In November 2021, Talukder was sentenced to death by the International Crimes Tribunal for his conviction in war crime charges during the Bangladesh Liberation War in 1971.

==Life and career==
Talukder was born on 29 June 1952. He served as an assistant organising secretary of BNP central committee of the Rajshahi division. He was elected to parliament from Bogra-3 as a BNP candidate in 2001 and 2008 elections. Talukder's father, Abdul Majid Talukdar, represented the same constituency during 1991–2001. In 2018, Talukder's wife, Masuda Momen, was awarded the BNP nomination for Bogra-3 after his brother, Abdul Mohit Talukder, nomination was declared illegal by the Bangladesh High Court.
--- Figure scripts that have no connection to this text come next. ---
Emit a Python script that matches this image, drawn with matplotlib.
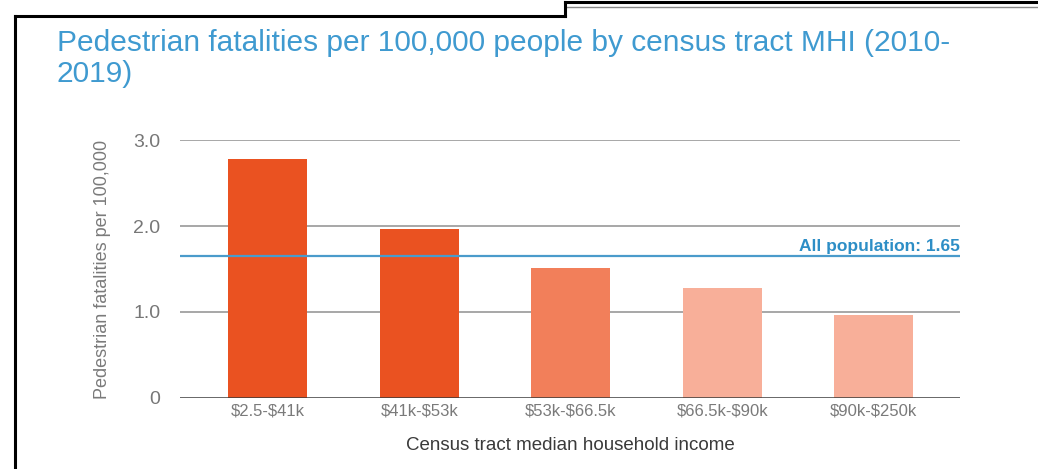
import matplotlib.pyplot as plt
from matplotlib.lines import Line2D
import numpy as np

plt.rcParams['font.family'] = ['Liberation Sans', 'DejaVu Sans']
plt.rcParams['text.parse_math'] = False

# fatalities per 100,000 by census tract median household income
income_bins = ['$2.5-$41k', '$41k-$53k', '$53k-$66.5k', '$66.5k-$90k', '$90k-$250k']
fatality_rate = [2.78, 1.97, 1.51, 1.28, 0.97]
all_population = 1.65
bar_colors = ['#EA5221', '#EA5221', '#F27F5A', '#F8AF99', '#F8AF99']

W, H = 1038, 469
fig = plt.figure(figsize=(W / 100, H / 100), dpi=100)

# plot area in pixel terms
left, right, bottom, top = 180, 960, 398, 140
ax = fig.add_axes([left / W, 1 - bottom / H, (right - left) / W, (bottom - top) / H])

x = np.arange(len(income_bins))
ax.bar(x, fatality_rate, width=0.52, color=bar_colors, zorder=2)
ax.set_xlim(-0.58, len(income_bins) - 1 + 0.57)
ax.set_ylim(0, 3.0)

for y in [1.0, 2.0, 3.0]:
    ax.axhline(y, color='#8f8f8f', lw=1.1, zorder=1)
ax.axhline(0, color='#3a3a3a', lw=1.8, zorder=3)

# overall population reference line
ax.axhline(all_population, color='#4A9BCB', lw=1.6, zorder=4)
ax.text(len(income_bins) - 1 + 0.57, all_population + 0.025, 'All population: %.2f' % all_population,
        ha='right', va='bottom', color='#2D8EC6', fontsize=12.5, fontweight='bold')

for s in ax.spines.values():
    s.set_visible(False)
ax.tick_params(length=0)
ax.set_yticks([0, 1.0, 2.0, 3.0])
ax.set_yticklabels(['0', '1.0', '2.0', '3.0'], fontsize=14, color='#777777')
ax.tick_params(axis='y', pad=14)
ax.set_xticks(x)
ax.set_xticklabels(income_bins, fontsize=12, color='#7a7a7a')
ax.tick_params(axis='x', pad=4)

ax.set_xlabel('Census tract median household income', fontsize=13.5, color='#3a3a3a', labelpad=13)
ax.set_ylabel('Pedestrian fatalities per 100,000', fontsize=13, color='#7a7a7a', labelpad=16)

fig.text(57 / W, 1 - 29 / H, 'Pedestrian fatalities per 100,000 people by census tract MHI (2010-\n2019)',
         ha='left', va='top', fontsize=21.5, color='#3F9AD0', linespacing=1.15)

# page frame lines
step = 565
fig.add_artist(Line2D([15 / W, 15 / W], [0, 1 - 16 / H], color='black', lw=2.2))
fig.add_artist(Line2D([15 / W, step / W], [1 - 16 / H, 1 - 16 / H], color='black', lw=2.2))
fig.add_artist(Line2D([step / W, 1], [1 - 2.5 / H, 1 - 2.5 / H], color='black', lw=2.2))
fig.add_artist(Line2D([step / W, 1], [1 - 7 / H, 1 - 7 / H], color='#888888', lw=1.0))
fig.add_artist(Line2D([step / W, step / W], [1 - 2.5 / H, 1 - 16 / H], color='black', lw=2.2))

fig.savefig('out.png', dpi=100)
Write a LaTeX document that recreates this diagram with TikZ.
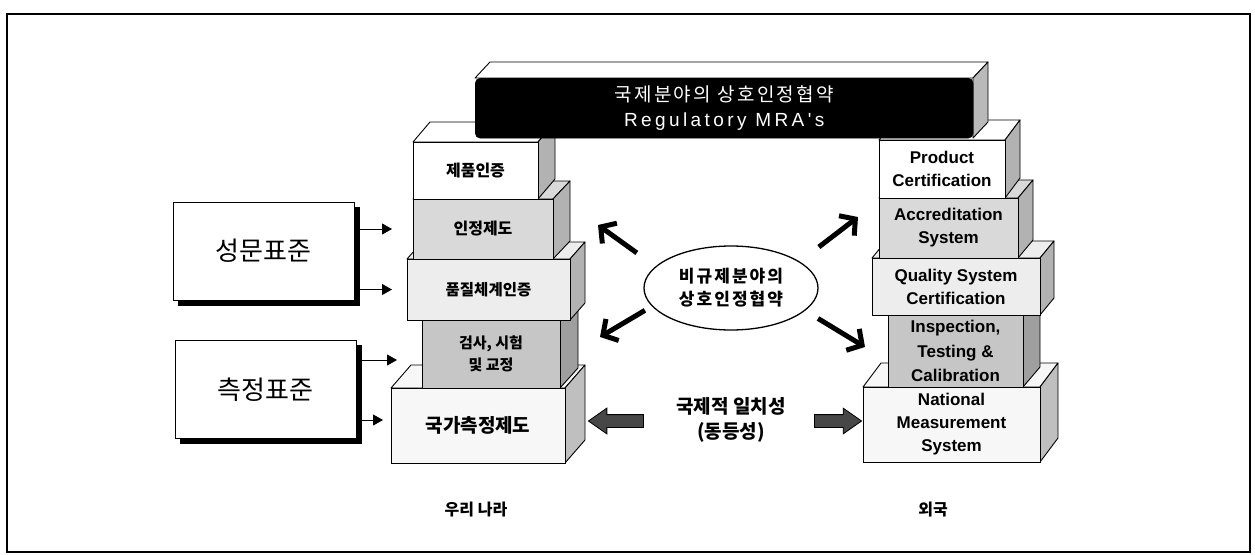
\documentclass[tikz,border=0pt]{standalone}
\usepackage{fontspec}
\setmainfont{Liberation Sans}
\newfontfamily\kr{Noto Sans CJK KR}
\newfontfamily\krsp{Noto Sans CJK KR}[LetterSpace=12]
\newfontfamily\latsp{Liberation Sans}[LetterSpace=18]
\usetikzlibrary{shapes.geometric,shapes.arrows,arrows.meta}

\colorlet{sideshade}{gray!55}

% 3-D block: #1 name, #2 x1, #3 y1, #4 x2, #5 y2 (front face), #6/#7 depth, #8 options, #9 text
\newcommand\stackbox[9]{%
  \filldraw[#8, facestroke] (#2,#3) -- (#2+#6,#3-#7) -- (#4+#6,#3-#7) -- (#4,#3) -- cycle;
  \filldraw[fill=sideshade, facestroke] (#4,#3) -- (#4+#6,#3-#7) -- (#4+#6,#5-#7) -- (#4,#5) -- cycle;
  \node[frontface, #8, minimum width={(#4-#2)*1pt}, minimum height={(#5-#3)*1pt},
        anchor=north west] (#1) at (#2,#3) {#9};
}

\begin{document}
\begin{tikzpicture}[x=1pt,y=-1pt,
  facestroke/.style={draw=black, line width=0.9pt, line join=round},
  frontface/.style={draw=black, line width=0.9pt, inner sep=0pt, outer sep=0pt, align=center},
  krlab/.style={font=\kr\bfseries\fontsize{#1}{22}\selectfont},
  enlab/.style={font=\bfseries\fontsize{17}{23}\selectfont},
  stdbox/.style={draw=black, line width=1pt, fill=white, minimum width=181pt, minimum height=98pt,
    outer sep=0pt, font=\kr\fontsize{26}{30}\selectfont},
  stdshadow/.style={fill=black, draw=black, line width=1pt, minimum width=181pt, minimum height=98pt, outer sep=0pt},
  thinarrow/.style={line width=1pt, -{Triangle[length=10pt,width=11pt]}},
  fatarrow/.style={line width=5pt, -{Straight Barb[length=11pt,width=25pt]}},
  blockarrow/.style={single arrow, draw=black, line width=0.8pt, fill=black!72,
    single arrow head extend=6.5pt, single arrow tip angle=70, inner sep=0pt},
]
\useasboundingbox (0,0) rectangle (1255,554);
\draw[line width=1.8pt] (7,14) rectangle (1250,552);

% domestic stack
\colorlet{sideshade}{gray!50}
\stackbox{K5}{391}{388}{565}{463}{20}{23}{fill=gray!6, krlab=19}{국가측정제도}
\colorlet{sideshade}{gray!75}
\stackbox{K4}{422}{320}{560}{388}{18}{20}{fill=gray!45, krlab=15}{검사, 시험\\및 교정}
\colorlet{sideshade}{gray!60}
\stackbox{K3}{407}{259}{570}{320}{15}{17}{fill=gray!14, krlab=15.5}{품질체계인증}
\stackbox{K2}{413}{199}{553}{259}{17}{18}{fill=gray!30, krlab=16}{인정제도}
\stackbox{K1}{413}{142}{538}{199}{17}{20}{fill=white, krlab=16}{제품인증}

% foreign stack
\colorlet{sideshade}{gray!50}
\stackbox{E5}{863}{387}{1040}{462}{18}{24}{fill=gray!6, enlab}{National\\Measurement\\System}
\colorlet{sideshade}{gray!75}
\stackbox{E4}{888}{315}{1023}{387}{17}{20}{fill=gray!45, font=\bfseries\fontsize{17}{24.5}\selectfont}{Inspection,\\Testing \&\\Calibration}
\colorlet{sideshade}{gray!60}
\stackbox{E3}{872}{258}{1040}{315}{14}{17}{fill=gray!14, enlab}{Quality System\\Certification}
\stackbox{E2}{879}{198}{1018}{258}{15}{18}{fill=gray!30, enlab}{Accreditation\\System}
\stackbox{E1}{879}{140}{1005}{198}{15}{20}{fill=white, enlab}{Product\\Certification}

% regulatory MRA bar across the top
\filldraw[fill=white, facestroke] (475,78) -- (490,62) -- (988,62) -- (973,78) -- cycle;
\filldraw[fill=gray!55, facestroke] (973,78) -- (988,62) -- (988,122) -- (973,138) -- cycle;
\node[fill=black, draw=black, rounded corners=5pt, minimum width=498pt, minimum height=60pt,
      anchor=north west, text=white, align=center, inner sep=0pt,
      font=\fontsize{19}{25}\selectfont] (MRA) at (475,78)
      {\krsp 국제분야의 상호인정협약\\\latsp Regulatory MRA's};

% standards, each over a solid black shadow
\node[stdshadow] (S1s) at (268.5,256) {};
\node[stdshadow] (S2s) at (270.5,394.5) {};
\node[stdbox] (S1) at (263.5,251) {성문표준};
\node[stdbox] (S2) at (265.5,389.5) {측정표준};

\coordinate (K4in) at ([yshift=-6pt]K4.west);
\coordinate (K5in) at ([yshift=5.5pt]K5.west);
\draw[thinarrow, shorten >=21pt] (S1s.east |- K2.west) -- (K2.west);
\draw[thinarrow, shorten >=15pt] (S1s.east |- K3.west) -- (K3.west);
\draw[thinarrow, shorten >=25pt] (S2s.east |- K4in) -- (K4in);
\draw[thinarrow, shorten >=8pt] (S2s.east |- K5in) -- (K5in);

% non-regulatory MRA
\node[ellipse, draw, line width=1.3pt, minimum width=174pt, minimum height=84pt, inner sep=0pt,
      align=center, font=\krsp\bfseries\fontsize{17}{23}\selectfont] (ELL) at (731,288)
      {비규제분야의\\상호인정협약};
\coordinate (tUL) at (598,225);
\coordinate (tUR) at (858,217);
\coordinate (tDL) at (600,337);
\coordinate (tDR) at (865,347);
\draw[fatarrow, shorten <=23pt] (ELL.164) -- (tUL);
\draw[fatarrow, shorten <=24pt] (ELL.21) -- (tUR);
\draw[fatarrow, shorten <=8pt] (ELL.193) -- (tDL);
\draw[fatarrow, shorten <=15pt] (ELL.343) -- (tDR);

% equivalence
\node[font=\kr\bfseries\fontsize{19}{25}\selectfont, align=center] (EQ) at (731,420)
      {국제적 일치성\\(동등성)};
\node[blockarrow, shape border rotate=180, minimum height=55pt] (LA) at (620.5,421) {\rule{0pt}{12pt}};
\node[blockarrow, minimum height=47pt] (RA) at (833.5,421) {\rule{0pt}{12pt}};

% captions
\node[font=\kr\bfseries\fontsize{16}{20}\selectfont] (LN) at (476,510) {우리 나라};
\node[font=\kr\bfseries\fontsize{16}{20}\selectfont] (RN) at (933,510) {외국};
\end{tikzpicture}
\end{document}
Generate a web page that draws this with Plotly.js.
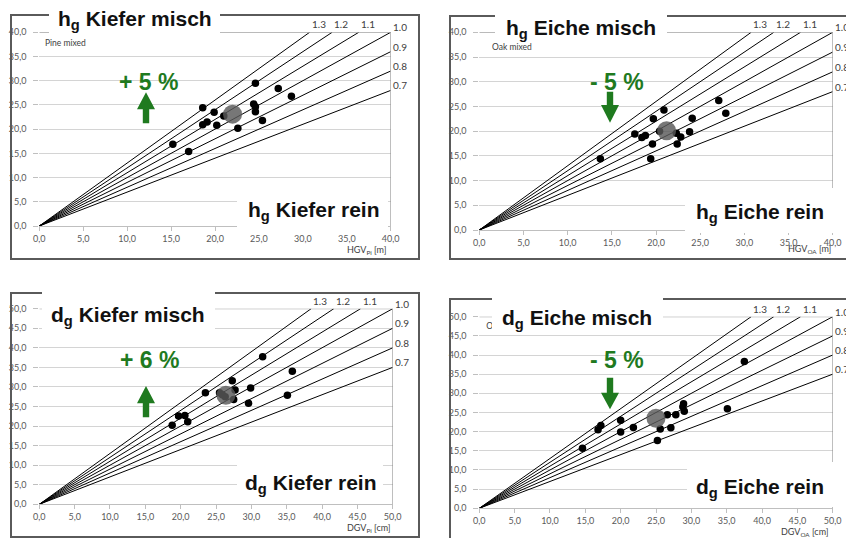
<!DOCTYPE html>
<html>
<head>
<meta charset="utf-8">
<script src="https://cdn.plot.ly/plotly-3.0.1.min.js"></script>
<style>html,body{margin:0;padding:0;background:#fff}#chart{width:846px;height:538px}</style>
</head>
<body>
<div id="chart"></div>
<script>
// ---------- data ----------
const ratios = [0.7, 0.8, 0.9, 1.0, 1.1, 1.2, 1.3];
const ratioLabels = ["0.7", "0.8", "0.9", "1.0", "1.1", "1.2", "1.3"];
const tickValsH = [0, 5, 10, 15, 20, 25, 30, 35, 40];
const tickValsD = [0, 5, 10, 15, 20, 25, 30, 35, 40, 45, 50];

const hKieferX = [15.2, 17.0, 18.6, 18.6, 19.1, 19.9, 20.2, 21.0, 22.6, 24.6, 24.4, 24.6, 24.6, 25.4, 27.2, 28.7];
const hKieferY = [16.9, 15.4, 24.4, 20.9, 21.5, 23.5, 20.8, 22.7, 20.2, 29.5, 25.2, 24.6, 23.6, 21.8, 28.4, 26.8];
const hKieferMean = [22.0, 23.1];

const hEicheX = [13.7, 17.6, 18.4, 18.8, 19.6, 19.4, 19.7, 20.4, 20.9, 22.3, 22.8, 22.4, 23.8, 24.1, 27.1, 27.9];
const hEicheY = [14.4, 19.4, 18.7, 19.1, 17.4, 14.4, 22.5, 20.0, 24.3, 19.6, 18.8, 17.4, 19.9, 22.6, 26.2, 23.6];
const hEicheMean = [21.2, 20.1];

const dKieferX = [18.8, 19.7, 20.6, 21.0, 23.5, 25.5, 25.9, 26.3, 27.3, 27.7, 27.5, 29.6, 29.9, 31.6, 35.1, 35.8];
const dKieferY = [20.2, 22.6, 22.7, 21.1, 28.5, 28.5, 28.0, 27.5, 31.6, 29.2, 26.8, 25.8, 29.7, 37.7, 27.9, 34.0];
const dKieferMean = [26.4, 27.9];

const dEicheX = [14.6, 16.8, 17.2, 20.0, 20.0, 21.8, 25.2, 25.6, 26.6, 27.1, 27.8, 28.9, 28.8, 29.0, 35.1, 37.5];
const dEicheY = [15.7, 20.5, 21.6, 23.0, 19.9, 21.1, 17.7, 20.7, 24.4, 21.0, 24.4, 27.3, 26.5, 25.3, 26.0, 38.3];
const dEicheMean = [25.0, 23.5];

const changeLabels = ["+ 5 %", "- 5 %", "+ 6 %", "- 5 %"];
const titleTop = ["h<sub>g</sub> Kiefer misch", "h<sub>g</sub> Eiche misch", "d<sub>g</sub> Kiefer misch", "d<sub>g</sub> Eiche misch"];
const titleBottom = ["h<sub>g</sub> Kiefer rein", "h<sub>g</sub> Eiche rein", "d<sub>g</sub> Kiefer rein", "d<sub>g</sub> Eiche rein"];
const axisTitles = ["HGV<sub>Pi</sub> [m]", "HGV<sub>OA</sub> [m]", "DGV<sub>Pi</sub> [cm]", "DGV<sub>OA</sub> [cm]"];
const innerLabels = ["Pine mixed", "Oak mixed", "", "Oak mixed"];

// ---------- layout helpers (pixels -> paper) ----------
const W = 846, H = 538;
const PX = p => p / W;
const PY = p => 1 - p / H;
const GREEN = '#1f7a1f';

const panels = [
  {xs: hKieferX, ys: hKieferY, mean: hKieferMean, max: 40, ticks: tickValsH,
   dom: [39.3, 390.7, 32.3, 226], frame: [11, 15, 419, 259],
   topBox: [49, 0, 220, 37], topText: [134.5, 20],
   botBox: [237, 187, 388, 233], botText: [313.5, 211],
   pct: [148, 82], arrow: {cx: 146, a: 92.3, b: 109.3, c: 123.3, up: true},
   axTitle: [388, 250], inner: [42.7, 43], innerAsTrace: false},
  {xs: hEicheX, ys: hEicheY, mean: hEicheMean, max: 40, ticks: tickValsH,
   dom: [479.3, 832.7, 32.3, 230], frame: [450, 16, 852, 259],
   topBox: [495, 0, 667, 41], topText: [580.5, 29],
   botBox: [685, 188, 833, 233], botText: [759.5, 213],
   pct: [616.7, 82], arrow: {cx: 610, a: 91.7, b: 105, c: 122.7, up: false},
   axTitle: [833, 249], inner: [490, 47.5], innerAsTrace: false},
  {xs: dKieferX, ys: dKieferY, mean: dKieferMean, max: 50, ticks: tickValsD,
   dom: [39.3, 392.7, 308.7, 504.3], frame: [11, 293, 419, 537],
   topBox: [42, 288, 215, 333], topText: [127.5, 315.5],
   botBox: [237, 459, 383, 503], botText: [311, 484],
   pct: [149, 360], arrow: {cx: 146, a: 386, b: 403.3, c: 417.3, up: true},
   axTitle: [393, 528], inner: null, innerAsTrace: false},
  {xs: dEicheX, ys: dEicheY, mean: dEicheMean, max: 50, ticks: tickValsD,
   dom: [479.3, 832.7, 316.7, 508.3], frame: [450, 299, 852, 545],
   topBox: [492, 293, 663, 333], topText: [577, 318.5],
   botBox: [687, 462, 834, 507], botText: [759.5, 488],
   pct: [617.3, 360], arrow: {cx: 610, a: 377.7, b: 392.7, c: 409.3, up: false},
   axTitle: [831, 532], inner: [490, 327], innerAsTrace: true}
];

const traces = [], shapes = [], annotations = [];
const layout = {
  width: W, height: H, margin: {l: 0, r: 0, t: 0, b: 0},
  paper_bgcolor: '#ffffff', plot_bgcolor: '#ffffff',
  separators: ',.', showlegend: false,
  font: {family: 'Lato, "Liberation Sans", sans-serif', size: 9, color: '#595959'}
};

panels.forEach((p, i) => {
  const n = i + 1;
  const xa = n === 1 ? 'x' : 'x' + n, ya = n === 1 ? 'y' : 'y' + n;
  const xk = n === 1 ? 'xaxis' : 'xaxis' + n, yk = n === 1 ? 'yaxis' : 'yaxis' + n;
  layout[xk] = {
    domain: [PX(p.dom[0]), PX(p.dom[1])], anchor: ya, range: [0, p.max],
    tickvals: p.ticks, tickformat: '.1f', showgrid: false, zeroline: false,
    showline: true, linecolor: '#bfbfbf', linewidth: 1,
    ticks: 'outside', ticklen: 4, tickcolor: '#bfbfbf',
    tickfont: {size: 9, color: '#595959'}, fixedrange: true
  };
  layout[yk] = {
    domain: [PY(p.dom[3]), PY(p.dom[2])], anchor: xa, range: [0, p.max],
    tickvals: p.ticks, tickformat: '.1f', showgrid: true, gridcolor: '#d4d4d4', gridwidth: 1,
    zeroline: false, showline: false, ticks: 'outside', ticklen: 5, tickcolor: '#bfbfbf',
    ticklabelstandoff: 5,
    tickfont: {size: 9, color: '#595959'}, fixedrange: true
  };

  // ratio lines
  const lx = [], ly = [];
  ratios.forEach(k => {
    const xe = k >= 1 ? p.max / k : p.max;
    lx.push(0, xe, null); ly.push(0, k * xe, null);
  });
  traces.push({x: lx, y: ly, xaxis: xa, yaxis: ya, mode: 'lines', type: 'scatter',
    line: {color: '#000000', width: 1}, hoverinfo: 'skip'});

  if (p.innerAsTrace) {
    traces.push({x: [1.0], y: [47.3], xaxis: xa, yaxis: ya, mode: 'text', type: 'scatter',
      text: [innerLabels[i]], textposition: 'middle right',
      textfont: {size: 8.5, color: '#404040', family: 'Lato, sans-serif'}, hoverinfo: 'skip'});
  }

  traces.push({x: p.xs, y: p.ys, xaxis: xa, yaxis: ya, mode: 'markers', type: 'scatter',
    marker: {color: '#000000', size: 7.5}, hoverinfo: 'skip'});
  traces.push({x: [p.mean[0]], y: [p.mean[1]], xaxis: xa, yaxis: ya, mode: 'markers', type: 'scatter',
    marker: {color: '#595959', size: 19, opacity: 0.82}, hoverinfo: 'skip'});

  // right border and top line of plot
  shapes.push({type: 'line', xref: xa, yref: ya, x0: p.max, x1: p.max, y0: 0, y1: p.max,
    line: {color: '#8c8c8c', width: 1}, layer: 'above'});
  shapes.push({type: 'line', xref: xa, yref: ya, x0: 0, x1: p.max, y0: p.max, y1: p.max,
    line: {color: '#8c8c8c', width: 1}, layer: 'above'});

  // frame
  shapes.push({type: 'rect', xref: 'paper', yref: 'paper',
    x0: PX(p.frame[0]), x1: PX(p.frame[2]), y0: PY(p.frame[3]), y1: PY(p.frame[1]),
    line: {color: '#5a5a5a', width: 2}, fillcolor: 'rgba(0,0,0,0)', layer: 'above'});

  // white title boxes
  [p.topBox, p.botBox].forEach(b => shapes.push({type: 'rect', xref: 'paper', yref: 'paper',
    x0: PX(b[0]), x1: PX(b[2]), y0: PY(b[3]), y1: PY(b[1]),
    line: {width: 0}, fillcolor: '#ffffff', layer: 'above'}));

  // green block arrow
  const a = p.arrow, hw = 9, sw = 3.2;
  let path;
  if (a.up) {
    path = `M ${PX(a.cx)} ${PY(a.a)} L ${PX(a.cx + hw)} ${PY(a.b)} L ${PX(a.cx + sw)} ${PY(a.b)} L ${PX(a.cx + sw)} ${PY(a.c)} L ${PX(a.cx - sw)} ${PY(a.c)} L ${PX(a.cx - sw)} ${PY(a.b)} L ${PX(a.cx - hw)} ${PY(a.b)} Z`;
  } else {
    path = `M ${PX(a.cx - sw)} ${PY(a.a)} L ${PX(a.cx + sw)} ${PY(a.a)} L ${PX(a.cx + sw)} ${PY(a.b)} L ${PX(a.cx + hw)} ${PY(a.b)} L ${PX(a.cx)} ${PY(a.c)} L ${PX(a.cx - hw)} ${PY(a.b)} L ${PX(a.cx - sw)} ${PY(a.b)} Z`;
  }
  shapes.push({type: 'path', xref: 'paper', yref: 'paper', path: path,
    fillcolor: GREEN, line: {width: 0}, layer: 'above'});

  // ratio labels
  ratios.forEach((k, j) => {
    if (k > 1) {
      annotations.push({xref: xa, yref: ya, x: p.max / k, y: p.max, text: ratioLabels[j],
        showarrow: false, xanchor: 'left', yanchor: 'bottom', xshift: 0, yshift: 0,
        font: {size: 10, color: '#404040', family: 'Lato, sans-serif'}});
    } else {
      annotations.push({xref: xa, yref: ya, x: p.max, y: k * p.max, text: ratioLabels[j],
        showarrow: false, xanchor: 'left', yanchor: 'middle', xshift: 0, yshift: 5,
        font: {size: 10, color: '#404040', family: 'Lato, sans-serif'}});
    }
  });

  if (p.inner && !p.innerAsTrace) {
    annotations.push({xref: 'paper', yref: 'paper', x: PX(p.inner[0]), y: PY(p.inner[1]),
      text: innerLabels[i], showarrow: false, xanchor: 'left', yanchor: 'middle',
      font: {size: 8.5, color: '#404040', family: 'Lato, sans-serif'}});
  }

  annotations.push({xref: 'paper', yref: 'paper', x: PX(p.axTitle[0]), y: PY(p.axTitle[1]),
    text: axisTitles[i], showarrow: false, xanchor: 'right', yanchor: 'middle',
    font: {size: 9, color: '#404040', family: 'Lato, sans-serif'}});

  const tf = {family: '"Liberation Sans", Arial, sans-serif', size: 21, color: '#111111', weight: 'bold'};
  annotations.push({xref: 'paper', yref: 'paper', x: PX(p.topText[0]), y: PY(p.topText[1]),
    text: '<b>' + titleTop[i] + '</b>', showarrow: false, xanchor: 'center', yanchor: 'middle', font: tf});
  annotations.push({xref: 'paper', yref: 'paper', x: PX(p.botText[0]), y: PY(p.botText[1]),
    text: '<b>' + titleBottom[i] + '</b>', showarrow: false, xanchor: 'center', yanchor: 'middle', font: tf});

  annotations.push({xref: 'paper', yref: 'paper', x: PX(p.pct[0]), y: PY(p.pct[1]),
    text: '<b>' + changeLabels[i] + '</b>', showarrow: false, xanchor: 'center', yanchor: 'middle',
    font: {family: '"Liberation Sans", Arial, sans-serif', size: 23, color: GREEN}});
});

layout.shapes = shapes;
layout.annotations = annotations;
Plotly.newPlot('chart', traces, layout, {staticPlot: true, displayModeBar: false});
</script>
</body>
</html>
Talukder died on 28 January 2025, at the age of 72.

===War crime charges and convictions===
Talukder was sued on 8 March 2011 by Mohammad Subed Ali, a veteran of Bangladesh Liberation war, for war crimes and murder of two Mukti Bahini members during the war. In 2017, warrants were issued against him on war crime charges by the International Crimes Tribunal.

On 25 November 2021, Talukder was sentenced to death by the tribunal for his crimes against humanity. Since he was absconding, he was tried in absentia and faced a total three charges. The tribunal's investigation agency stated that in 1971, Talukder had served as the Razakar commander of Adamdighi Police Station in Bogra and was involved in the killing of at least 19 people.

The charges Talukder was convicted of are:
1. On 22 April 1971, Talukder killed at least 10 people, including a freedom fighter.
2. During 24–27 October 1971, Talukder conducted raids in Kashimala village and looted 16-17 homes and murdered 5 people.
3. On 25 October 1971, Talukder killed four people from Adamdighi's Talshan village.